Quello stano caso dei Sessanta.

Ovvero, contaminazioni dalla “Beat age”.

Sessanta

La moda è ciclica si sa, ma quella degli anni Sessanta rappresenta un caso assai bizzarro. Sono trascorsi cinquant’anni e diverse generazioni eppure, lo stile di quel decennio, pare non voglia proprio passare di moda. Ciò a cui assistiamo è una vera e propria contaminazione che, attraverso precisi codici e simboli, propone il remake di un’epoca che continua ad entusiasmare le moderne generazioni.

Elementi come stili alla Swinging London, stivali bianchi alla Courrèges, capelli alla Beat generetion, ci sembrano molto più familiari oggi che ieri. Per non parlare di lei, l’indiscussa regina degli anni Sessanta, la minigonna che, come una vecchia veterana ma con discrezione, diventa la protagonista dell’ultima Fashion Week milanese. Oltre alla moda, pare che anche il cinema e la pubblicità siano rimaste più volte folgorati da questa strana influenza dal passato.
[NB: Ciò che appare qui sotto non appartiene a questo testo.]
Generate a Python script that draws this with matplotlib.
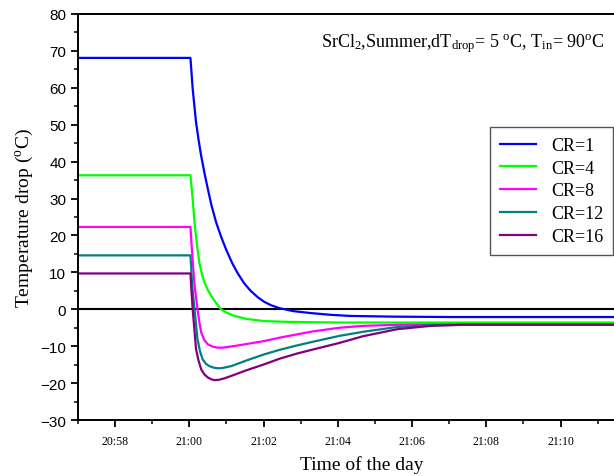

Nel primo caso, Due partite di Enzo Monteleone, tratto dalla omonima pièce teatrale di Cristina Comencini e ritenuto dalla critica importante testimonianza storico-sociale, è la proposta cinematografica che, a mio avviso, rappresenta maggiormente il richiamo dei Sessanta. Stesso pensiero risulta valido per una pubblicità in particolare, quella che reclamizza un nota società finanziaria e che, per lanciare il proprio messaggio di “fiducia”, inneggia ad un Woodstock tutt’altro che retrò. Ma quello che potrebbe scioccare è l’ennesima “ri-ri-produzione” dell’immagine dei Beatles: dalla riedizione degli album, alle pubblicazioni firmate John Lennon ed edite Mondadori; dalle collezione che Original Marines dedica loro nel 2009, alle componenti di puro designe di “ispirazioni yellow submarine”, solo per citarne alcuni.

Semplici trovate commerciali? Forse! Ma se esiste ancora un mercato che di questo si sfama, significa che siamo di fronte ad un qualcosa che va oltre a delle semplici teorie di marketing. Si potrebbe trattare di  strategia per soddisfare eterni malinconici? Troppo riduttivo se si pensa che è proprio la nuova generazione ad emulare il passato.

Di fronte a tutto ciò, interessante sarebbe chiederci che cosa spinge le nuove generazioni ad agganciarsi ad un’epoca così lontana. Le possibilità sono diverse. Certo, la mancanza, oggi, di quel senso di fiducia verso il tempo in cui si vive, che  caratterizzava gli anni Sessanta,  spinge mode, modi e stili di vita a citarli di continuo. Del resto, se si pensa che quella di oggi, è la generazione no-future – così la definivano i quotidiani nazionali qualche anno fa – la generazione del “post” che, disgraziatamente, viene dopo ogni scoperta, ogni conquista, ogni certezza, la tesi prima espressa potrebbe sembrare più che valida.

Lontani dai capelloni e dalle loro ninfette, da Mondo Beat, dalla minigonna, da Marcuse e dai viaggiatori del Dharma, i disgraziati no-future, si rifugiano, quindi, in una sorta di limbo in attesa di un nuovo Sessantotto imitando, su molti fronti, quello già trascorso. E allora ecco che la contaminazione è fatta! Il passato ritorna pronto a colmare quel vuoto che, le generazioni post-sessanta hanno lasciato dopo essersi sfamate della modernità appena in fasce. Uno strano caso quello degli anni Sessanta che racconta di un’epoca passata estremamente attuale.